Exercise:
Below this line is a set of entries; quote exactly the lines from the line that contains "Reproduce this chart" to the line that contains "Chart.register(...registerables);", both lines included.

Provided data:
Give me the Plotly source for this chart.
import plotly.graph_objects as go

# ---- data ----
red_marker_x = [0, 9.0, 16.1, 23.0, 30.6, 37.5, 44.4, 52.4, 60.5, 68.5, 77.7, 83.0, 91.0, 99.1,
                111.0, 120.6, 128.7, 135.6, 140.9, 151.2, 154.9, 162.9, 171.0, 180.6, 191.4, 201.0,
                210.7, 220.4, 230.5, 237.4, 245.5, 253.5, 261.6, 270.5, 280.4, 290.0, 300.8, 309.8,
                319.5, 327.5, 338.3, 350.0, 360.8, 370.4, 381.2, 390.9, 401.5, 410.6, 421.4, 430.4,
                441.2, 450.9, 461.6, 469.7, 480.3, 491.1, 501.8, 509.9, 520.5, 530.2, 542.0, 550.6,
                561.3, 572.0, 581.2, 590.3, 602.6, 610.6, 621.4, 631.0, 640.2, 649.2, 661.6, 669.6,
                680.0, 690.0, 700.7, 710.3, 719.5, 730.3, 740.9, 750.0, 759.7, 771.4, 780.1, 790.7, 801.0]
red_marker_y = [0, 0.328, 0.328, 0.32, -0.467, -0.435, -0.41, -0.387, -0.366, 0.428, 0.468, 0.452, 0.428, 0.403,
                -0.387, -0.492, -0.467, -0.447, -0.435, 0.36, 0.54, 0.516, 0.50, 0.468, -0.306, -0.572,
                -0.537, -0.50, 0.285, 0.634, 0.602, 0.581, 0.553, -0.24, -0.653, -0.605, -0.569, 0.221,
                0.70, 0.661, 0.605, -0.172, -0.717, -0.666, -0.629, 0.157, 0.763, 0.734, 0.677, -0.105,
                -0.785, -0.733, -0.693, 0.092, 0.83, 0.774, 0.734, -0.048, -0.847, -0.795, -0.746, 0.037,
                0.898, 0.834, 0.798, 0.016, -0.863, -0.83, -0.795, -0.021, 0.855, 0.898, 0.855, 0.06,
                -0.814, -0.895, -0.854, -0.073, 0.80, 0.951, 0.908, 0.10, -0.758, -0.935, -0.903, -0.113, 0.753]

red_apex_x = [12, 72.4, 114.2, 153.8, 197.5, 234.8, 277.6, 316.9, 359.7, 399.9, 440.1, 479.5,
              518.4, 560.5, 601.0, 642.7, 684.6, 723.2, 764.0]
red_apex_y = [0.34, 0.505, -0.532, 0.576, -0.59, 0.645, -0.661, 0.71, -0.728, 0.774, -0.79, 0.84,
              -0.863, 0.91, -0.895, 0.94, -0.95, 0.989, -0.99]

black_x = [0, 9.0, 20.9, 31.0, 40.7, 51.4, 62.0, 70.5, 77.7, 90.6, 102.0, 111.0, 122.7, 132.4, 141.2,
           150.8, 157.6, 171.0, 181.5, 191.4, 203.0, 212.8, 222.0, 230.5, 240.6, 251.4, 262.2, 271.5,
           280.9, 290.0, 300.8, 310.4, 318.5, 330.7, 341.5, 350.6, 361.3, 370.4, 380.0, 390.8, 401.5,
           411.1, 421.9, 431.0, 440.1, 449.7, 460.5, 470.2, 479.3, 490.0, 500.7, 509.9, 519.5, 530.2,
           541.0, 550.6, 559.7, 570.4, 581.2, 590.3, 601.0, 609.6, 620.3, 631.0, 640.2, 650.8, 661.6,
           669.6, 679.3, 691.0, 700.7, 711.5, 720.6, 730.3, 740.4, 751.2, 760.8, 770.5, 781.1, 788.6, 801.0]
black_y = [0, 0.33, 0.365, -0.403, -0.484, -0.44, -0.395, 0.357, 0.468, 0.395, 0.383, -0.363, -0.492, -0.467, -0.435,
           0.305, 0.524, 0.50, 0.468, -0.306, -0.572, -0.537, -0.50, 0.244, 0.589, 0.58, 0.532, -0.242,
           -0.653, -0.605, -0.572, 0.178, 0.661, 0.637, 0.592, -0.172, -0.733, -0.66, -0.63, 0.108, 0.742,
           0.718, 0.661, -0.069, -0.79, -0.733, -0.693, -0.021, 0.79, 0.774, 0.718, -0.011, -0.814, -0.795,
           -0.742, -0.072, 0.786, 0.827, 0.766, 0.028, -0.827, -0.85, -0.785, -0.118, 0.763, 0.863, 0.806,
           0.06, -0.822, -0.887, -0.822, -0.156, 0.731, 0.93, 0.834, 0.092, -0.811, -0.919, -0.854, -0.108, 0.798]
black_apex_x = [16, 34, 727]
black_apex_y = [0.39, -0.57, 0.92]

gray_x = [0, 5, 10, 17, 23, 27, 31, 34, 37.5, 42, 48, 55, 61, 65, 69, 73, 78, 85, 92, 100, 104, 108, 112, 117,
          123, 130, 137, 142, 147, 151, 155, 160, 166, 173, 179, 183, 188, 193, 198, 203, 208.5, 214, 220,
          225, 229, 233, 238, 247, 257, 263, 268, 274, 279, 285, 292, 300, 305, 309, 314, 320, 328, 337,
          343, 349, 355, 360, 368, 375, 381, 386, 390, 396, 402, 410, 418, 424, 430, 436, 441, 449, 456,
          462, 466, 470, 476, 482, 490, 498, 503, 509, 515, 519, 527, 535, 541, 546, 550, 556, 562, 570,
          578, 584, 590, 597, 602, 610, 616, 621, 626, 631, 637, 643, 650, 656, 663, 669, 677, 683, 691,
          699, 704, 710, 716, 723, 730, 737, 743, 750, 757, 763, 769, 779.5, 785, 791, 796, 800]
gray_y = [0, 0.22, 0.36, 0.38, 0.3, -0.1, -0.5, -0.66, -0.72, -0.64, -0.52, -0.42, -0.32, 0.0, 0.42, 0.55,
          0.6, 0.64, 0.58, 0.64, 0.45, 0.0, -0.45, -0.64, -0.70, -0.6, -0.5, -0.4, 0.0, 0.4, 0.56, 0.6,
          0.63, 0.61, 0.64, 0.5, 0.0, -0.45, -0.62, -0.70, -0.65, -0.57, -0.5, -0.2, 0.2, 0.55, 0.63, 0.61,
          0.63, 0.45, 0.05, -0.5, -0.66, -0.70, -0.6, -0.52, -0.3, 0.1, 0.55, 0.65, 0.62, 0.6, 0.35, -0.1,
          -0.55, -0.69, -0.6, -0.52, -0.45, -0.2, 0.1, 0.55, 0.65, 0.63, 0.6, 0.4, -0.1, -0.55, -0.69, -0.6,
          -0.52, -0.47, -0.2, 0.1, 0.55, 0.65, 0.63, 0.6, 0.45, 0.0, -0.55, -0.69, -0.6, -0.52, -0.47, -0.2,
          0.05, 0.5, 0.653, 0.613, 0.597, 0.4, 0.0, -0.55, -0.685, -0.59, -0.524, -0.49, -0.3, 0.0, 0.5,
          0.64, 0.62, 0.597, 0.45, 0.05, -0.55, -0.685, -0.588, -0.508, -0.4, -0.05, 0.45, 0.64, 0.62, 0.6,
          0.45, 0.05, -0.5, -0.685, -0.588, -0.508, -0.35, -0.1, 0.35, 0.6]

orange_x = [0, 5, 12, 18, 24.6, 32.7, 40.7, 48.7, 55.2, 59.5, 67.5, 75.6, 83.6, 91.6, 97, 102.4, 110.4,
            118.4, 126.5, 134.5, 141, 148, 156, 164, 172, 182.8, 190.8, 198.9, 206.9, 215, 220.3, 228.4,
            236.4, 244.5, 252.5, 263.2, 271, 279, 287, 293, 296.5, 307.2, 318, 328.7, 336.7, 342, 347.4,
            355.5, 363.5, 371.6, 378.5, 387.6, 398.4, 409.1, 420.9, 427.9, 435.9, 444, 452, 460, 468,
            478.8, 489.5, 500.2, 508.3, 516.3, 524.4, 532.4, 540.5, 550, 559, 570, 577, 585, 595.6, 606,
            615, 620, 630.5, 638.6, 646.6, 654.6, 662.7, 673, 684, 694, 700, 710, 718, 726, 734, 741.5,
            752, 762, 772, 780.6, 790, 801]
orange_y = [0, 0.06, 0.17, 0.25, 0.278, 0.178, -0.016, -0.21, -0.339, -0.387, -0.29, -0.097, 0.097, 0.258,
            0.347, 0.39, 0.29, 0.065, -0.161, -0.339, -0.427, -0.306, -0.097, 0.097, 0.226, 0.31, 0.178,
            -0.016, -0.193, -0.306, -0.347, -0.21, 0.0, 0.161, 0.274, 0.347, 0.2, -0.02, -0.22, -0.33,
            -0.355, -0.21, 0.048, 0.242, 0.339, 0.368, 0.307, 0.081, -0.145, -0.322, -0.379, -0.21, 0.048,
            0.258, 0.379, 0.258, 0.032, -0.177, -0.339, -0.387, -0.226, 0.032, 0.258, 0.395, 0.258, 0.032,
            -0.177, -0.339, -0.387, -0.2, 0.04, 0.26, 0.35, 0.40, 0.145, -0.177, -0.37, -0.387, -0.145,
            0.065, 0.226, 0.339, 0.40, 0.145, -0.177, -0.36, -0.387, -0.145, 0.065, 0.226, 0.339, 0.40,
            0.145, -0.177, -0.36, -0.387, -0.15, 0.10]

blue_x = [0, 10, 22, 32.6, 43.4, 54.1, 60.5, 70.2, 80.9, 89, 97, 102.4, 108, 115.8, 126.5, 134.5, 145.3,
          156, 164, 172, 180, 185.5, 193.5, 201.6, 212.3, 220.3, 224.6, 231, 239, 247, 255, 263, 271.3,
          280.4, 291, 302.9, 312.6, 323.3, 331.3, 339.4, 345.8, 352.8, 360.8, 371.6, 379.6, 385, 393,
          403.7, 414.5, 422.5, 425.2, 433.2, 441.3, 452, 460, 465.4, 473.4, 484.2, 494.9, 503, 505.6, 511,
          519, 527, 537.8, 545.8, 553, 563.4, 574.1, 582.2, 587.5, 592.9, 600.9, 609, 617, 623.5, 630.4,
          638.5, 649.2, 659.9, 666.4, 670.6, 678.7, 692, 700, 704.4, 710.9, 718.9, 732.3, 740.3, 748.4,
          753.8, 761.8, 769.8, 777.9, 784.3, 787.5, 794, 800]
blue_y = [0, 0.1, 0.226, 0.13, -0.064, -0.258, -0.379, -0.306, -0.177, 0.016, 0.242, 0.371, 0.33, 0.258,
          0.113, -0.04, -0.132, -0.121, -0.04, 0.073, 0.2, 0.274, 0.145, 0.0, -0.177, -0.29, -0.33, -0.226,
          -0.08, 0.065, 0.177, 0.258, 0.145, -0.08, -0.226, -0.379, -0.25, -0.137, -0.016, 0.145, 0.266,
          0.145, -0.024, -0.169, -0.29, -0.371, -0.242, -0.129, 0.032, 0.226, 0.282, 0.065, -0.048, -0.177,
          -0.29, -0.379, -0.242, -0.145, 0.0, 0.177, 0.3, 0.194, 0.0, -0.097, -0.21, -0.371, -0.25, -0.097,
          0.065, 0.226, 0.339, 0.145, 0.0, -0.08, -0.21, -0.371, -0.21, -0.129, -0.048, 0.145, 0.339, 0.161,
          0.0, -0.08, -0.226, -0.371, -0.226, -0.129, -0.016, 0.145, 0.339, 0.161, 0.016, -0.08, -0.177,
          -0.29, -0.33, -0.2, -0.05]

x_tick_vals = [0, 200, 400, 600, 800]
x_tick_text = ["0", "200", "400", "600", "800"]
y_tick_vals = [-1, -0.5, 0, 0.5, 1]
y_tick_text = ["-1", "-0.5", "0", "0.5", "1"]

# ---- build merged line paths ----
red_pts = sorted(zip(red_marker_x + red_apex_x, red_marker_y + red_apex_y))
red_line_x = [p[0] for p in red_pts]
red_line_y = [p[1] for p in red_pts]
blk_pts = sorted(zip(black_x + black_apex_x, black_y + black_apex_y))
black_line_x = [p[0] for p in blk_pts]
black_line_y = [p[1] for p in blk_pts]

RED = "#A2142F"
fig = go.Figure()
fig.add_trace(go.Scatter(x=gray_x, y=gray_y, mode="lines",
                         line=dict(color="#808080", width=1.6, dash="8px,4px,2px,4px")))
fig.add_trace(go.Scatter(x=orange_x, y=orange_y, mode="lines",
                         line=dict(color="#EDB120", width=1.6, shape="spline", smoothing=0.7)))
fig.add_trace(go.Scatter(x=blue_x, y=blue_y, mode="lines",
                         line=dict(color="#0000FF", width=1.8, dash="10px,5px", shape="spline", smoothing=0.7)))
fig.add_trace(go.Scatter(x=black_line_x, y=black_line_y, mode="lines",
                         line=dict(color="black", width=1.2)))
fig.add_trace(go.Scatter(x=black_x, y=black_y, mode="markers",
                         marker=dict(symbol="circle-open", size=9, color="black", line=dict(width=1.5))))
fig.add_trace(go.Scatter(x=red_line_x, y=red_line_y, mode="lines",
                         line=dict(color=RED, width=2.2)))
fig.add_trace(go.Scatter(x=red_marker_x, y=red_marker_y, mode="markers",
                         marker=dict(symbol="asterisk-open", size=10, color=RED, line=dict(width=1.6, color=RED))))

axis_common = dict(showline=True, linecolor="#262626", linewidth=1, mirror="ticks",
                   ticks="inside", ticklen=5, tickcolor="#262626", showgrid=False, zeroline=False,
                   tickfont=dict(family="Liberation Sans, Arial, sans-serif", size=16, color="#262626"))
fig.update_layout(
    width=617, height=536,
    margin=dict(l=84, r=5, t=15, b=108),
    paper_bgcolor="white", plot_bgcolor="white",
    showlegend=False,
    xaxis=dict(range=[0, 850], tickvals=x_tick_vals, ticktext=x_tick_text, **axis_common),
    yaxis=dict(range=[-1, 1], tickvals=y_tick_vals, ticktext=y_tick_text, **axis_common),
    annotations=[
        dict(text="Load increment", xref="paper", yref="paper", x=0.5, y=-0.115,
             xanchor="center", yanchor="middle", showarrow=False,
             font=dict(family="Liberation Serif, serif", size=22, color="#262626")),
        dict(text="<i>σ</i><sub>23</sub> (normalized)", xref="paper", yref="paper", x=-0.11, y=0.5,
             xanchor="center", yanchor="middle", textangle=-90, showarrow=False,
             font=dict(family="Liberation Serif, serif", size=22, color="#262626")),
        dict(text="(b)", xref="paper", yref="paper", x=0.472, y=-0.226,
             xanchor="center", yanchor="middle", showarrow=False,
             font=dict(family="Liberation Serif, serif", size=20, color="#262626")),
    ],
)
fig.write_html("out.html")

...

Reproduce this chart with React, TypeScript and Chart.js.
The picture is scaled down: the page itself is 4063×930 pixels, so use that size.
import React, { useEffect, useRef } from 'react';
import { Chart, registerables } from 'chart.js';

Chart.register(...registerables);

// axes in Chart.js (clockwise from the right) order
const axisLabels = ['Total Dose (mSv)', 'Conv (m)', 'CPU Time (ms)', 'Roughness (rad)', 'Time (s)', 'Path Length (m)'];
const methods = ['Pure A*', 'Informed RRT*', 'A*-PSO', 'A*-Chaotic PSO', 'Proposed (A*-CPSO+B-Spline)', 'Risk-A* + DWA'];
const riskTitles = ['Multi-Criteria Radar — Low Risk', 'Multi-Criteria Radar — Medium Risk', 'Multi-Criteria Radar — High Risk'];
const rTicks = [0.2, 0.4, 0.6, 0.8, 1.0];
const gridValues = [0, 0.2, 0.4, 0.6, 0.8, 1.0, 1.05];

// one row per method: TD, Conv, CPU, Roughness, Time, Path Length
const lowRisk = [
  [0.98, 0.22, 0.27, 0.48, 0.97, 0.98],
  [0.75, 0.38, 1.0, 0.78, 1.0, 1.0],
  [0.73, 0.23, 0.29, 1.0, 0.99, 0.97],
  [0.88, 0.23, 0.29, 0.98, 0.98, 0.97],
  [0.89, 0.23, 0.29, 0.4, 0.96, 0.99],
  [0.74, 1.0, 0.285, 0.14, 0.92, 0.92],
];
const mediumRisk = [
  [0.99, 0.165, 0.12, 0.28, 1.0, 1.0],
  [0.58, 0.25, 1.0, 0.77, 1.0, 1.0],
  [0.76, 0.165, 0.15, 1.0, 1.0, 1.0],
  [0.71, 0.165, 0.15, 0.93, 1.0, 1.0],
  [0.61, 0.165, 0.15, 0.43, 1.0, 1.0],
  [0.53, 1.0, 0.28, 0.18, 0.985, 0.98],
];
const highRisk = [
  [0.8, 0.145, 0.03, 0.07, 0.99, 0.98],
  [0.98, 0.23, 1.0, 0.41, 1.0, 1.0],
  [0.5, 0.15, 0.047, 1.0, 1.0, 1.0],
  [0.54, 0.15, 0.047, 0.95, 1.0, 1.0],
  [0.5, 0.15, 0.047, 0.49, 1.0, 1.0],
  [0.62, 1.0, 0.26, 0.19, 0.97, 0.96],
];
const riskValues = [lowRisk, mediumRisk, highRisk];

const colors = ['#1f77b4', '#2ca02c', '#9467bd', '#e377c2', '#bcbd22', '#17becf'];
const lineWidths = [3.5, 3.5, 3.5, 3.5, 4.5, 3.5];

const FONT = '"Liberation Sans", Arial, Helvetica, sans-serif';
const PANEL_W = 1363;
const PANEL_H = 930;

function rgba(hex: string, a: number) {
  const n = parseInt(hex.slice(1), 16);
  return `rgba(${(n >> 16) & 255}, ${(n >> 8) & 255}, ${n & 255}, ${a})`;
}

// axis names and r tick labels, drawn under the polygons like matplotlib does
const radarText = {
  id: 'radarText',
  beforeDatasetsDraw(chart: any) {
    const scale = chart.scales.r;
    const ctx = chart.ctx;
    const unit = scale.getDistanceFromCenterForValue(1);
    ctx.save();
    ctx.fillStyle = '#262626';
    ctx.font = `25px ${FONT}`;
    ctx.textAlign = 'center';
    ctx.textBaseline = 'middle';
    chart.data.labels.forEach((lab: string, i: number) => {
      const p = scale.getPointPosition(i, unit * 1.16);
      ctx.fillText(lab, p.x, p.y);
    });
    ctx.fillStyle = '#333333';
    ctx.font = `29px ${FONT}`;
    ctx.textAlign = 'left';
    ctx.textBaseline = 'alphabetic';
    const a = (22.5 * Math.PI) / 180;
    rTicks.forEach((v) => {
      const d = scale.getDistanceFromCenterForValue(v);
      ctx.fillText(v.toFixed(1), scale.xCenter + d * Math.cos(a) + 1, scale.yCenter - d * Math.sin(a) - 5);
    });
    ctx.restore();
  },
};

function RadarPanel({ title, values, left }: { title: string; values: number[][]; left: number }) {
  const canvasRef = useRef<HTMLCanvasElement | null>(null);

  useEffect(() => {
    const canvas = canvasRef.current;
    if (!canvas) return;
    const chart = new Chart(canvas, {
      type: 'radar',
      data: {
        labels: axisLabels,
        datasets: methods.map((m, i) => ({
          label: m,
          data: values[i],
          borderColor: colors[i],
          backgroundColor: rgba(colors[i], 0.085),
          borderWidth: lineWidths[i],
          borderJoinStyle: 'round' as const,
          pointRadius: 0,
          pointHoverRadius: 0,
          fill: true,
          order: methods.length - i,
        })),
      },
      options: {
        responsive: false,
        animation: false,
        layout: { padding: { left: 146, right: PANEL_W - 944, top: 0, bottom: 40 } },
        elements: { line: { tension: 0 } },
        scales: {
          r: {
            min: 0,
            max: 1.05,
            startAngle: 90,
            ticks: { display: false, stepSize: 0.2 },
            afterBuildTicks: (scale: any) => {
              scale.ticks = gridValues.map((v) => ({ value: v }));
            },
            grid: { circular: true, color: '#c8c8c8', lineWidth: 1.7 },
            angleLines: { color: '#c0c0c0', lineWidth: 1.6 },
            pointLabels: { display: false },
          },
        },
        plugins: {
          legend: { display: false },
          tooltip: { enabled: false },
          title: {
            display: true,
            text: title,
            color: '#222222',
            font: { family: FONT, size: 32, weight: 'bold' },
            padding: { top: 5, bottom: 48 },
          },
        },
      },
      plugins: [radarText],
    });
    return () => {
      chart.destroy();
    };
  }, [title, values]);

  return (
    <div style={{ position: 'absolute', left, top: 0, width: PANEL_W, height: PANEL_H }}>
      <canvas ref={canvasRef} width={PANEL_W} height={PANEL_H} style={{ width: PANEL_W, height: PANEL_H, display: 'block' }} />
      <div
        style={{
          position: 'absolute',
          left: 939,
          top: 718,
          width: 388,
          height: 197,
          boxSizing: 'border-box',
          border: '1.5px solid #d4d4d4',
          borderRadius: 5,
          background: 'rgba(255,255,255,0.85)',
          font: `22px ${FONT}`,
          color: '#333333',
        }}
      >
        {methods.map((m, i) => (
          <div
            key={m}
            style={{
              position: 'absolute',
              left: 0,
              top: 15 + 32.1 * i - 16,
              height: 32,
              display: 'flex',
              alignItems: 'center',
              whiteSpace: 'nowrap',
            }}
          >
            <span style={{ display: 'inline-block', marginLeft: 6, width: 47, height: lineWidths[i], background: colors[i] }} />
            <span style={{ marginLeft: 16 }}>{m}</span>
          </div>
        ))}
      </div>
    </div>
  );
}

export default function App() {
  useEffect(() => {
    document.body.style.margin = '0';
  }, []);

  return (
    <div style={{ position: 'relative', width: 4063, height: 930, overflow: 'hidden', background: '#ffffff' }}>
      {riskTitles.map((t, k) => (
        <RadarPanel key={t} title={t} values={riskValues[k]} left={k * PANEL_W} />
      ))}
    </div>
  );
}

Response:
Reproduce this chart with React, TypeScript and Chart.js.
The picture is scaled down: the page itself is 4063×930 pixels, so use that size.
import React, { useEffect, useRef } from 'react';
import { Chart, registerables } from 'chart.js';

Chart.register(...registerables);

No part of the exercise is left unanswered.